The book said nothing so much as that she wanted to be president—even that she, not her husband, was (in her mind, anyway) the epic political event. And the book clearly demonstrated that she possessed the packaging skills and nuance to run for president.

"In the democratic mind, it's Vietnam redux: We'll back and antiwar candidate even if he'll likely lose. In other words, it hasn't yet become about winning."

She has become, we know, an extraordinarily talented politician. Not, in fact, a Clinton-style charismatic politician, but just the opposite. A calculating, disciplined, by-the-book, cover-all-the-details politician—in some sense, her every move deftly admonishes, to her obvious political benefit, her husband.

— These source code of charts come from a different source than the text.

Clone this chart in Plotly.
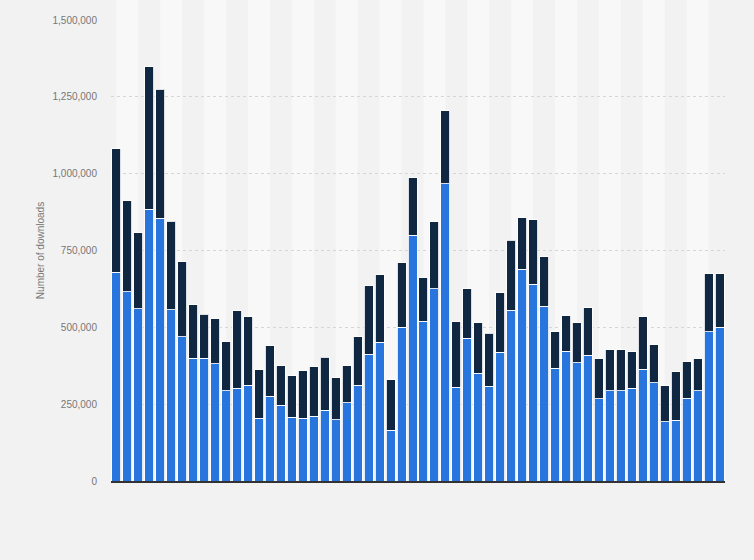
import plotly.graph_objects as go

categories = [str(i) for i in range(1, 57)]

# bottom segment (blue)
series_a = [680000, 615000, 560000, 884000, 855000, 558000, 470000, 399000, 399000, 381000,
            293000, 302000, 311000, 204000, 275000, 246000, 208000, 204000, 210000, 230000,
            200000, 254000, 311000, 412000, 452000, 165000, 501000, 800000, 519000, 626000,
            967000, 305000, 465000, 350000, 309000, 419000, 556000, 689000, 640000, 569000,
            367000, 423000, 384000, 409000, 267000, 293000, 293000, 302000, 364000, 319000,
            192000, 197000, 270000, 293000, 485000, 501000]
# totals (top of stacked bar)
totals = [1081000, 912000, 807000, 1348000, 1274000, 846000, 713000, 573000, 542000, 528000,
          453000, 554000, 534000, 362000, 440000, 375000, 343000, 359000, 372000, 402000,
          336000, 375000, 469000, 635000, 671000, 330000, 710000, 986000, 662000, 844000,
          1205000, 518000, 625000, 515000, 480000, 612000, 783000, 856000, 850000, 729000,
          486000, 538000, 515000, 564000, 398000, 427000, 427000, 421000, 534000, 443000,
          310000, 356000, 388000, 398000, 674000, 674000]
series_b = [t - a for t, a in zip(totals, series_a)]

y_ticks = [0, 250000, 500000, 750000, 1000000, 1250000, 1500000]
y_title = "Number of downloads"

blue = "#2876dd"
navy = "#0f2741"

fig = go.Figure()
fig.add_trace(go.Bar(x=categories, y=series_a, marker=dict(color=blue, line=dict(color="rgba(255,255,255,0.85)", width=1)),
                     showlegend=False))
fig.add_trace(go.Bar(x=categories, y=series_b, marker=dict(color=navy, line=dict(color="rgba(255,255,255,0.85)", width=1)),
                     showlegend=False))

n = len(categories)
shapes = []
for k in range(0, n, 4):
    x0 = (k + 0.5) / n
    x1 = min(k + 2.5, n) / n
    shapes.append(dict(type="rect", xref="paper", yref="paper", x0=x0, x1=x1,
                       y0=0, y1=1 + 20 / 461, fillcolor="#f8f8f8", line=dict(width=0), layer="below"))

fig.update_layout(
    barmode="stack",
    bargap=0.18,
    width=754, height=560,
    margin=dict(l=111, r=29, t=20, b=79, autoexpand=False),
    paper_bgcolor="#f2f2f2",
    plot_bgcolor="#f2f2f2",
    font=dict(family="Liberation Sans, Arial, sans-serif", color="#777777", size=10),
    shapes=shapes,
)
fig.update_xaxes(showticklabels=False, showgrid=False, showline=True, linecolor="#333333",
                 linewidth=1.5, ticks="", zeroline=False)
fig.update_yaxes(range=[0, 1500000], tickvals=y_ticks, tickformat=",", showgrid=True,
                 gridcolor="#d6d6d6", griddash="dot", gridwidth=1, zeroline=False,
                 ticklabelstandoff=13, tickfont=dict(size=10, color="#777777"),
                 title=dict(text=y_title, font=dict(size=10, color="#777777"), standoff=6))

fig.write_html("out.html", config={"displayModeBar": False},
               post_script="document.body.style.margin='0';document.body.style.overflow='hidden';")
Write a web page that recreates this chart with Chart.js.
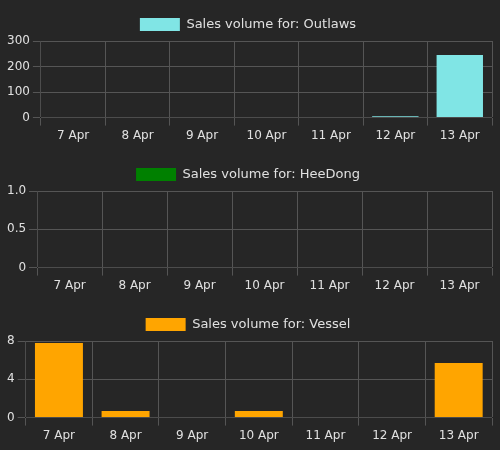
<!DOCTYPE html>
<html><head>
<script src="https://cdn.jsdelivr.net/npm/chart.js@4"></script>
<style>
html,body{margin:0;padding:0;background:#262626;}
.c{width:500px;height:150px;position:relative;}
</style></head>
<body>
<div class="c"><canvas id="c1"></canvas></div>
<div class="c"><canvas id="c2"></canvas></div>
<div class="c"><canvas id="c3"></canvas></div>
<script>
const categories = ["7 Apr","8 Apr","9 Apr","10 Apr","11 Apr","12 Apr","13 Apr"];
const outlaws = [0,0,0,0,0,5,245];
const heedong = [0,0,0,0,0,0,0];
const vessel = [7.8,0.7,0,0.7,0,0,5.7];
Chart.defaults.font.family = "DejaVu Sans";
Chart.defaults.color = "#e0e0e0";
function make(id, label, data, color, yopt){
  new Chart(document.getElementById(id), {
    type:'bar',
    data:{labels:categories, datasets:[{label:label, data:data, backgroundColor:color, borderColor:color}]},
    options:{
      responsive:true, maintainAspectRatio:false, animation:false,
      layout:{padding:{left:4,right:8,top:8,bottom:4}},
      plugins:{legend:{labels:{font:{size:13},boxWidth:40,color:'#e0e0e0'}}},
      scales:{
        x:{grid:{color:'#555',offset:true},ticks:{font:{size:12},color:'#e0e0e0'}},
        y:Object.assign({beginAtZero:true,grid:{color:'#555'},ticks:{font:{size:12},color:'#e0e0e0'}},yopt)
      }
    }
  });
}
make('c1','Sales volume for: Outlaws',outlaws,'#80e5e5',{max:300,ticks:{stepSize:100,font:{size:12},color:'#e0e0e0'}});
make('c2','Sales volume for: HeeDong',heedong,'#008000',{min:0,max:1,ticks:{stepSize:0.5,font:{size:12},color:'#e0e0e0',callback:v=>v===0?'0':v.toFixed(1)}});
make('c3','Sales volume for: Vessel',vessel,'#ffa500',{max:8,ticks:{stepSize:4,font:{size:12},color:'#e0e0e0'}});
</script>
</body></html>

What’s more, she has money in the bank. Her political-action committee—HILLPAC is among the most successful political fund-raising entities—supports not only her but many other Democrats (who will one day, in turn, support her).

Her script has been an obvious one: The Democrats would be sorely beaten in the 2004 race, and she would emerge as the most significant figure in the party. She would run for reelection to her Senate seat in 2006, win resoundingly, and be on her way, at the still-young but grandmotherly age of 60, to the 2008 nomination.

This was surely the script she was following, and the calculation she was making, when she decided (without, one might imagine, much agonizing) not to run in 2004.

But now, inconveniently but temptingly, the circumstances have changed.

If a Democrat wins in 2004, the Hillary historic-inevitability scenario gets all messed up.

Indeed, the prospect of General Clark’s getting into the race may move her closer to it: to be the spoiler’s spoiler.

Of course, if he doesn’t, and the Democrats are left with only likely losers, she remains on script. Except that opportunity is the only political instinct that really counts.

If she believes that Bush can reasonably be beaten, it becomes, if not incumbent on her to try, painful not to.

Even with all this control and discipline on her part, it’s her blood score, too.

But if Bill Clinton is one oracular pole of the Democratic Party, the other (perhaps more Greek chorus) is that group of consultants and money people and senior officials known as political professionals.

And the political professionals are far from seeing an upset or turnaround or any new thing coming along. Or, in fact, they have already seen the new thing, and that’s the Dean antiwar juggernaut, which the professional wing regards with grim fascination.

In the professional view, it really does come down to how long you’ve been doing this—how long you’ve been out there, slogging. The problem isn’t just the difficulty in building an organization virtually overnight, but having to overcome the organizational strength of someone who has already built up a big operation. (Having an organization is one of the telling political conceits, because more often than not even an entrenched political organization is an inefficient hodgepodge of volunteers, retirees, and incompetents—but leave that for another day.)

And then the money. It is not just that it takes a long time to raise it but that there’s only so much of it. And, the conventional wisdom goes, the early birds have already gotten it. The wells are dry, the fields claimed, the marriages already made.

Then there’s professional self-interest itself. A kind of honor-among-thieves view. That is, if you’ve been doing this for a while, if you’ve paid your dues, if you’ve kissed appropriate asses, you shouldn’t have it taken away from you—even if you are Howard Dean, who might threaten the party with a debacle that it will take a generation to undo. Political professionals don’t like spoilers. Not least of all because the spoiler most often has less need for the political professionals.